> _Input records_:
+++

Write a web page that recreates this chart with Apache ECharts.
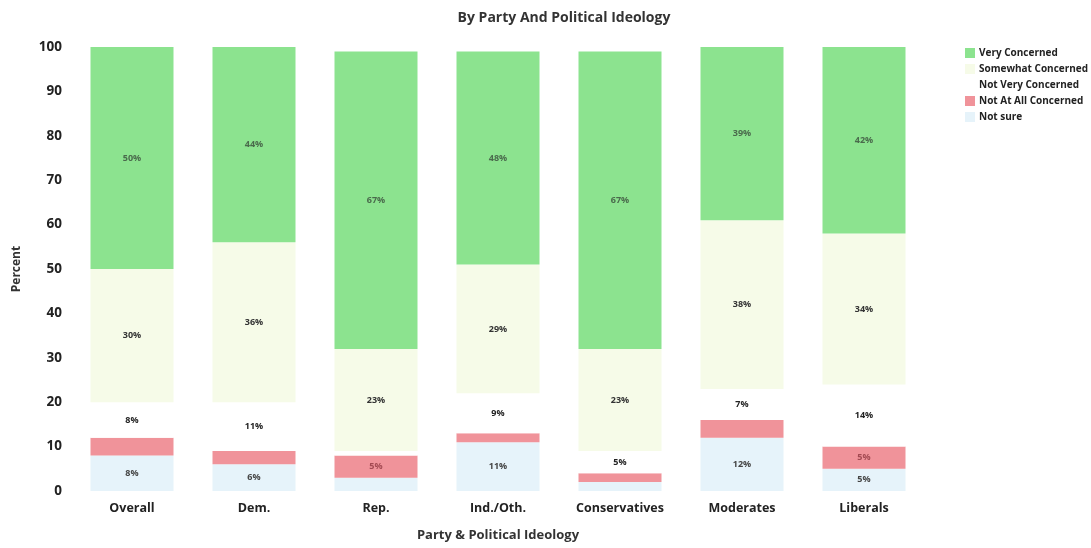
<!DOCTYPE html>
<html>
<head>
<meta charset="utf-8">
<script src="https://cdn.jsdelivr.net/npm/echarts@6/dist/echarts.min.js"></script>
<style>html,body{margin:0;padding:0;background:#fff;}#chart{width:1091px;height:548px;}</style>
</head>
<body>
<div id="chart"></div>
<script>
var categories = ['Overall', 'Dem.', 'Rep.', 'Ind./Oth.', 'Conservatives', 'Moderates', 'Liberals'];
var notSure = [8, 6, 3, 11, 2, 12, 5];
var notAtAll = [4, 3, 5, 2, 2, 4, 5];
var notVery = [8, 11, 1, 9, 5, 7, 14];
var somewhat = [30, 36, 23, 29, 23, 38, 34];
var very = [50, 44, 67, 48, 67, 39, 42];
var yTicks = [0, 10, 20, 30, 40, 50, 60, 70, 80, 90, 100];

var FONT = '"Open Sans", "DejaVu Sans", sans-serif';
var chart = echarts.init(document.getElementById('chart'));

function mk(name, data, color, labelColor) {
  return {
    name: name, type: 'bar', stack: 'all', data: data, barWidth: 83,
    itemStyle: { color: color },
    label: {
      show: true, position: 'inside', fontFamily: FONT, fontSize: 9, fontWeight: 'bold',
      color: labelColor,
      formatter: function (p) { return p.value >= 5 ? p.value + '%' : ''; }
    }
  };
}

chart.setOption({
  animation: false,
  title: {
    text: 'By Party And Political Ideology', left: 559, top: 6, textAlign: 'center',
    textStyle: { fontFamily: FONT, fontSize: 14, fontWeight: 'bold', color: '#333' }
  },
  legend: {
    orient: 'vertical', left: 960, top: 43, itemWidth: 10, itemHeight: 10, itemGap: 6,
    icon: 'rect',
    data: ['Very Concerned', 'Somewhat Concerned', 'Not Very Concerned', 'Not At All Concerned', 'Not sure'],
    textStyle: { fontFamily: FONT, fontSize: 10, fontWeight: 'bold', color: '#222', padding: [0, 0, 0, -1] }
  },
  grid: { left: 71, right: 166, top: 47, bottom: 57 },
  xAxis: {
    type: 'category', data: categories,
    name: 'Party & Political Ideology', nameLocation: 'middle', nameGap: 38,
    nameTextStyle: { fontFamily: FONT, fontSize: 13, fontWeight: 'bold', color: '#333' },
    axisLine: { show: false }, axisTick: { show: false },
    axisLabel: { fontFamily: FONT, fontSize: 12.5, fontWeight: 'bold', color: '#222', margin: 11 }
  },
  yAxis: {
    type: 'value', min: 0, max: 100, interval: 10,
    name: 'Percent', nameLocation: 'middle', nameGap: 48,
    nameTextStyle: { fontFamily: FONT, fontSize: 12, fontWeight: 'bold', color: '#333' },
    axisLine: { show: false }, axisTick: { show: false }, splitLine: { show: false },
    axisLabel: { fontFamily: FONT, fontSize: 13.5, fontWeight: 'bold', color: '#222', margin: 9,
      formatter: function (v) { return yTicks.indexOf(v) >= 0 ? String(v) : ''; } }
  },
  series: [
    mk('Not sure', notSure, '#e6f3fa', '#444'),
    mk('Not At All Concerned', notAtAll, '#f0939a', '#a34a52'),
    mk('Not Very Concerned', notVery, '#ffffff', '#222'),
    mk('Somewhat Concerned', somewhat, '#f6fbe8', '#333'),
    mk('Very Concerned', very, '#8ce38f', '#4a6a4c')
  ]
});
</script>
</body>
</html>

+++

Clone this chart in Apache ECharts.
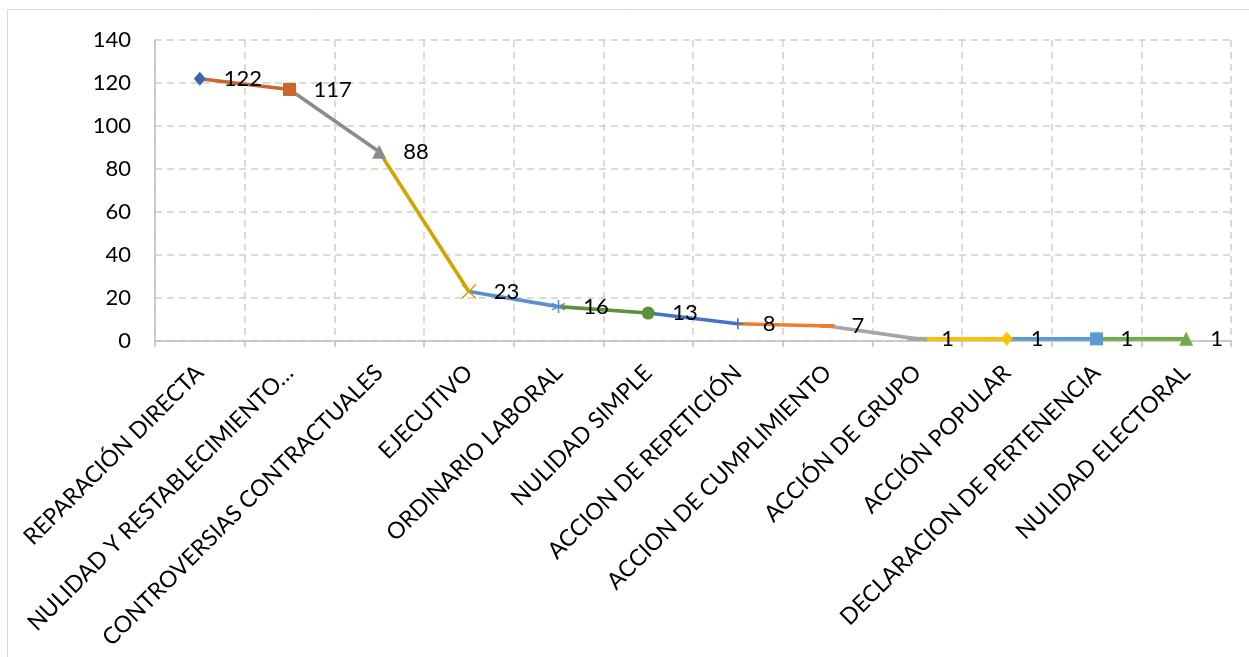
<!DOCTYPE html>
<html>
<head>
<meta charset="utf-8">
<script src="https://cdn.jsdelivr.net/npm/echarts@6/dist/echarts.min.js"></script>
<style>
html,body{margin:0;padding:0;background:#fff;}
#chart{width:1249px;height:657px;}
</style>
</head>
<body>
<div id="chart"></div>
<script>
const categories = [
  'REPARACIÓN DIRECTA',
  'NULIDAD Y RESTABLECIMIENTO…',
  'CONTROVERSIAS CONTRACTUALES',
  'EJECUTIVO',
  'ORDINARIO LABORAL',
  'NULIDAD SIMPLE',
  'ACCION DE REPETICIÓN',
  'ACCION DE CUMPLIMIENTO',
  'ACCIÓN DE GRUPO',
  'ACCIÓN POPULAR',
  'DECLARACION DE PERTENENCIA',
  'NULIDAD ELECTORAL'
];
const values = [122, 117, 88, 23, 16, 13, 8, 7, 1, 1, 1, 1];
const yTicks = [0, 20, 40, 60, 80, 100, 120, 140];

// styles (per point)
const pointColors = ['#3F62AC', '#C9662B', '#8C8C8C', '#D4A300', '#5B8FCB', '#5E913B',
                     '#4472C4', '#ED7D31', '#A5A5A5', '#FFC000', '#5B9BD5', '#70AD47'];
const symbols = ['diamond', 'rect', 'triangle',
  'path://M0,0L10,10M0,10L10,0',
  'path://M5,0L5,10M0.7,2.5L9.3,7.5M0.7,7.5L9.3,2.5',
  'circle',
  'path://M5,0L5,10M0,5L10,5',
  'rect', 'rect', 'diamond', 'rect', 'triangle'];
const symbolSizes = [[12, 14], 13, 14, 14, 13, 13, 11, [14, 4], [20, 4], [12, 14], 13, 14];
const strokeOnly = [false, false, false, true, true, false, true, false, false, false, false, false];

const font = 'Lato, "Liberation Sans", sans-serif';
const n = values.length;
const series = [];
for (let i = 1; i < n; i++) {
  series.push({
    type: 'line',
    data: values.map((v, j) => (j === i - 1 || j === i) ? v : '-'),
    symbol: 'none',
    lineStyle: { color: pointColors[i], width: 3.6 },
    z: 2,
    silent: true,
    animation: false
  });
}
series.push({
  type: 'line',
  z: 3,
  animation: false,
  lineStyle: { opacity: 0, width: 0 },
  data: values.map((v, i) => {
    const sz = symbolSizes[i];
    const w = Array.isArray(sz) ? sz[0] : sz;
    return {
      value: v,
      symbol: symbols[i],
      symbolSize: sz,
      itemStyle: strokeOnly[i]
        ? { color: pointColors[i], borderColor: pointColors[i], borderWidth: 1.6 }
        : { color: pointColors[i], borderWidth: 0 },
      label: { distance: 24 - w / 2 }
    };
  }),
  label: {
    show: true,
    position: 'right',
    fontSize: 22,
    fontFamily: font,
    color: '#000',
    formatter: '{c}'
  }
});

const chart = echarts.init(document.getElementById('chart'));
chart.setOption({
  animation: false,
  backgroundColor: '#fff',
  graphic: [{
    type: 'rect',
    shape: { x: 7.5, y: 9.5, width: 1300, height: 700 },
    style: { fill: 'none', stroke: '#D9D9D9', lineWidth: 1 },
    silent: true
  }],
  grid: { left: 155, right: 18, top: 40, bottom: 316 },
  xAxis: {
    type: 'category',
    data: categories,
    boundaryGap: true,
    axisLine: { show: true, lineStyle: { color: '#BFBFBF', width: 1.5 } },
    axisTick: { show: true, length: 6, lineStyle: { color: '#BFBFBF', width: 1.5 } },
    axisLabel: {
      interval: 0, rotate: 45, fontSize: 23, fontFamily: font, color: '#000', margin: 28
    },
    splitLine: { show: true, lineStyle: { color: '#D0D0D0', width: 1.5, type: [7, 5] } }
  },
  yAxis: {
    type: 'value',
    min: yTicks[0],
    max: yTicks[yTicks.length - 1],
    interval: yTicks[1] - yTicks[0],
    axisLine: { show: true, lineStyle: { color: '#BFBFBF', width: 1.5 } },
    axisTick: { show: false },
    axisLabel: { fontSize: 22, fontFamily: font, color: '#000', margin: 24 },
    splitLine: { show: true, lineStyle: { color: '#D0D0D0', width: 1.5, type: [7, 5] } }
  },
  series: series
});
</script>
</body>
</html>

+++

> _Stated exercise_: Copy nothing but the lines above that run from the one with "Clone this chart in Apache ECharts." to the one with "false, false, false];", ends included; pictures stay out.

> _In response_:
Clone this chart in Apache ECharts.
<!DOCTYPE html>
<html>
<head>
<meta charset="utf-8">
<script src="https://cdn.jsdelivr.net/npm/echarts@6/dist/echarts.min.js"></script>
<style>
html,body{margin:0;padding:0;background:#fff;}
#chart{width:1249px;height:657px;}
</style>
</head>
<body>
<div id="chart"></div>
<script>
const categories = [
  'REPARACIÓN DIRECTA',
  'NULIDAD Y RESTABLECIMIENTO…',
  'CONTROVERSIAS CONTRACTUALES',
  'EJECUTIVO',
  'ORDINARIO LABORAL',
  'NULIDAD SIMPLE',
  'ACCION DE REPETICIÓN',
  'ACCION DE CUMPLIMIENTO',
  'ACCIÓN DE GRUPO',
  'ACCIÓN POPULAR',
  'DECLARACION DE PERTENENCIA',
  'NULIDAD ELECTORAL'
];
const values = [122, 117, 88, 23, 16, 13, 8, 7, 1, 1, 1, 1];
const yTicks = [0, 20, 40, 60, 80, 100, 120, 140];

// styles (per point)
const pointColors = ['#3F62AC', '#C9662B', '#8C8C8C', '#D4A300', '#5B8FCB', '#5E913B',
                     '#4472C4', '#ED7D31', '#A5A5A5', '#FFC000', '#5B9BD5', '#70AD47'];
const symbols = ['diamond', 'rect', 'triangle',
  'path://M0,0L10,10M0,10L10,0',
  'path://M5,0L5,10M0.7,2.5L9.3,7.5M0.7,7.5L9.3,2.5',
  'circle',
  'path://M5,0L5,10M0,5L10,5',
  'rect', 'rect', 'diamond', 'rect', 'triangle'];
const symbolSizes = [[12, 14], 13, 14, 14, 13, 13, 11, [14, 4], [20, 4], [12, 14], 13, 14];
const strokeOnly = [false, false, false, true, true, false, true, false, false, false, false, false];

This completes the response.